• _What you have to do_:
Locate and copy each line in the data that contains the word "chart".
___ Data
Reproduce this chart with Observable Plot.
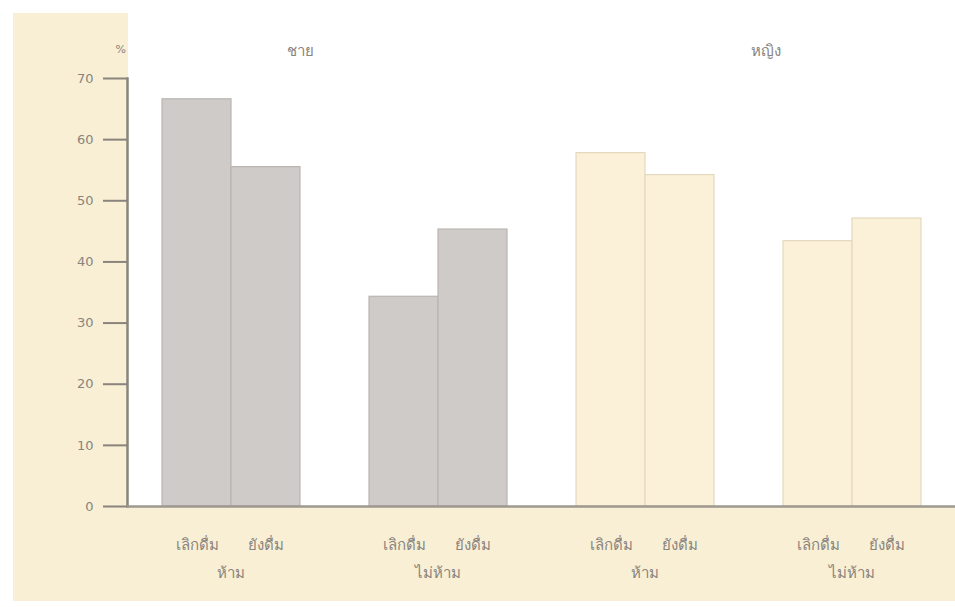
<!DOCTYPE html>
<html>
<head>
<meta charset="utf-8">
<script src="https://cdn.jsdelivr.net/npm/d3@7"></script>
<script src="https://cdn.jsdelivr.net/npm/@observablehq/plot@0.6"></script>
<style>
  body { margin: 0; background: #fff; }
  #wrap { position: relative; width: 955px; height: 607px; overflow: hidden; background: #fff; }
  .bg { position: absolute; background: #f8efd5; }
  #chart { position: absolute; left: 0; top: 0; }
  #chart svg [aria-label="y-axis tick"] { stroke-width: 2; stroke: #a39d95; }
  #chart svg [aria-label="frame"] { stroke-width: 2.5; stroke: #a39d95; }
  #chart svg [aria-label="x-axis tick label"], #chart svg [aria-label="fx-axis tick label"] { font-size: 15px; }
</style>
</head>
<body>
<div id="wrap">
  <div class="bg" style="left:13px; top:13px; width:115px; height:588px;"></div>
  <div class="bg" style="left:13px; top:507px; width:942px; height:94px;"></div>
  <div id="chart"></div>
</div>
<script>
// ---- data ----
const genders = ["ชาย", "หญิง"];
const policies = ["ห้าม", "ไม่ห้าม"];
const statuses = ["เลิกดื่ม", "ยังดื่ม"];
// order: ห้าม-เลิกดื่ม, ห้าม-ยังดื่ม, ไม่ห้าม-เลิกดื่ม, ไม่ห้าม-ยังดื่ม
const maleValues = [66.6, 55.5, 34.3, 45.3];
const femaleValues = [57.8, 54.2, 43.4, 47.1];
const yTicks = [0, 10, 20, 30, 40, 50, 60, 70];
const unitLabel = "%";

// ---- build table ----
const seriesByGender = {"ชาย": maleValues, "หญิง": femaleValues};
const rows = [];
genders.forEach(g => {
  policies.forEach((p, pi) => {
    statuses.forEach((s, si) => {
      rows.push({gender: g, policy: p, status: s, group: g + "|" + p, value: seriesByGender[g][pi * 2 + si]});
    });
  });
});
const groups = [];
genders.forEach(g => policies.forEach(p => groups.push(g + "|" + p)));

const textColor = "#8a847d";
const fontFamily = "'DejaVu Sans', 'Noto Sans', sans-serif";

const plot = Plot.plot({
  width: 955,
  height: 607,
  marginLeft: 127,
  marginRight: 0,
  marginTop: 78,
  marginBottom: 101,
  style: {background: "transparent", color: textColor, fontFamily, fontSize: "13px"},
  fx: {domain: groups, axis: "bottom", padding: 0, tickFormat: d => d.split("|")[1], tickSize: 0, tickPadding: 61, label: null},
  x: {domain: statuses, paddingInner: 0, paddingOuter: 0.49, tickSize: 0, tickPadding: 33, label: null},
  y: {domain: [0, 70], ticks: yTicks, tickSize: 24, tickPadding: 10, label: null, line: true},
  marks: [
    Plot.barY(rows.filter(d => d.gender === genders[0]), {fx: "group", x: "status", y: "value", fill: "#cfcbc8", stroke: "#bab5b1", strokeWidth: 1.2}),
    Plot.barY(rows.filter(d => d.gender === genders[1]), {fx: "group", x: "status", y: "value", fill: "#fbf1d8", stroke: "#e4d9bd", strokeWidth: 1.2}),
    Plot.ruleY([0], {stroke: "#9e9890", strokeWidth: 2.5}),
    Plot.text([unitLabel], {fx: () => groups[0], text: d => d, frameAnchor: "top-left", dx: -12, dy: -33, fontSize: 11, fill: textColor}),
    Plot.text([genders[0]], {fx: () => groups[0], text: d => d, frameAnchor: "top-right", dx: -34, dy: -33, textAnchor: "middle", fontSize: 15, fill: textColor}),
    Plot.text([genders[1]], {fx: () => groups[3], text: d => d, frameAnchor: "top-left", dx: 17, dy: -33, textAnchor: "middle", fontSize: 15, fill: textColor})
  ]
});
document.getElementById("chart").appendChild(plot);
</script>
</body>
</html>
______
• _Task solution_:
Reproduce this chart with Observable Plot.
  #chart { position: absolute; left: 0; top: 0; }
  #chart svg [aria-label="y-axis tick"] { stroke-width: 2; stroke: #a39d95; }
  #chart svg [aria-label="frame"] { stroke-width: 2.5; stroke: #a39d95; }
  #chart svg [aria-label="x-axis tick label"], #chart svg [aria-label="fx-axis tick label"] { font-size: 15px; }
  <div id="chart"></div>
document.getElementById("chart").appendChild(plot);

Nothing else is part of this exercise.